The topic was Boosting infrastructure productivity to secure long-term growth in South Africa, drawing from the recently released MGI Report, South Africa’s big five: Bold ideas to unleash inclusive growth.
Context: Since 1994, infrastructure delivery has been, and continues to be, a policy priority with a historical spend of 4.9% of GDP. These investments represent a tremendous economic opportunity for South Africa but constrained public finances, cost and schedule overruns, and mistrust between government and business, threatens to block progress. Strengthening public-private partnerships and focusing on four internationally proven levers could go a long way to optimizing delivery of critical infrastructure. The opportunity is significant: ZAR 1.4 trillion in savings over the next decade; a GDP boost of ZAR 260 billion per annum by 2030; and 660,000 new jobs. How do we mobilize this opportunity together?
The discussion that delved into some of the key challenges and opportunities in delivering infrastructure in South Africa. A summary of the key points and next steps are summarized below:
- South Africa is making a considerable investment in infrastructure (4.9% of GDP) but not getting our bang for the buck. Three levers can be applied to increase productivity and contribute to economic and social welfare:
- Make the most of existing infrastructure through operational improvements and increased spending on maintenance
- Optimise the capital project portfolio to drive social and economic impact
- Streamline delivery in design and engineering, procurement, and construction
- Establish a national process for efficient delivery. The public and private sector need to co-create a national process for streamlined infrastructure delivery, understanding the respective roles and incentives of key stakeholders. The UK model of Framework Agreements was cited as a good example of constructive collaboration.
- Build a strategy to meet the skills deficit. South Africa suffers from a major skills deficit in delivering critical infrastructure, ranging from senior management to basic trade skills. The public and private sector need to partner to identify the skills gap and implement a long term plan to develop and replicate these skills through tertiary institutions and in-house apprenticeship models.
- Increase private sector investment. The majority of South Africa’s infrastructure investment and risk is assumed by the public sector. The private sector could play a significantly larger role in financing infrastructure and preparing bankable projects. South Africa’s renewables procurement program was cited as a good example of increased private sector involvement.
- Foster a culture of partnership, trust and transparency. A combination of factors has resulted in less than optimal trust between the private and public sectors.
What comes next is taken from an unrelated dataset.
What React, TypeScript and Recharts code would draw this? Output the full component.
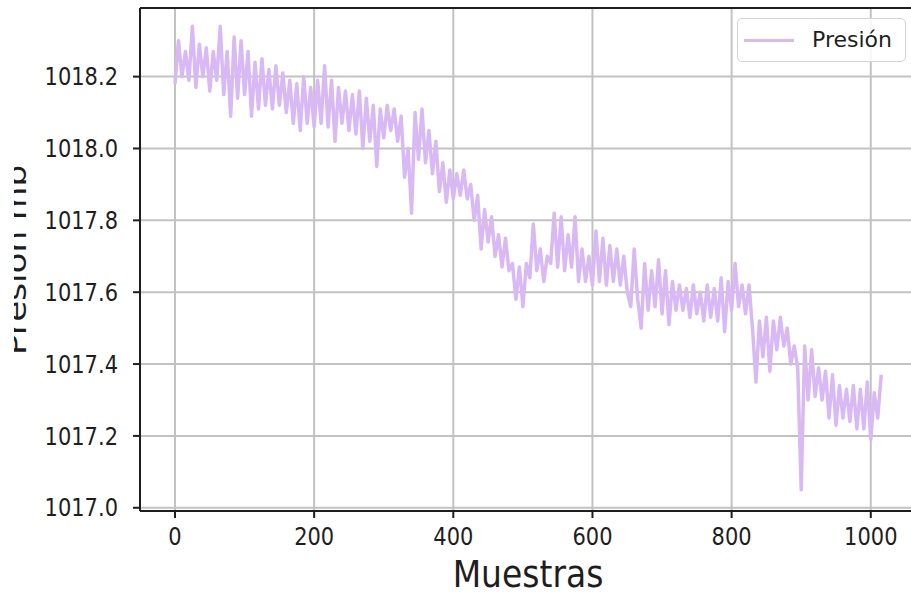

To realize the potential detailed in the recently released MGI report, a concerted effort needs to be made to build trust and improve transparency, enabling healthy partnerships.
- Next step: Establish a working group to develop a vision and action steps to realize a full potential SA Inc. Significant appetite was expressed to form a group to shape the national agenda on infrastructure, under the banner of SA Inc. This would apply to realizing the full potential for the SA infrastructure industry, within and beyond our borders. Development Bank of South Africa has kindly offered to host this meeting and we will be following up with details in the coming weeks.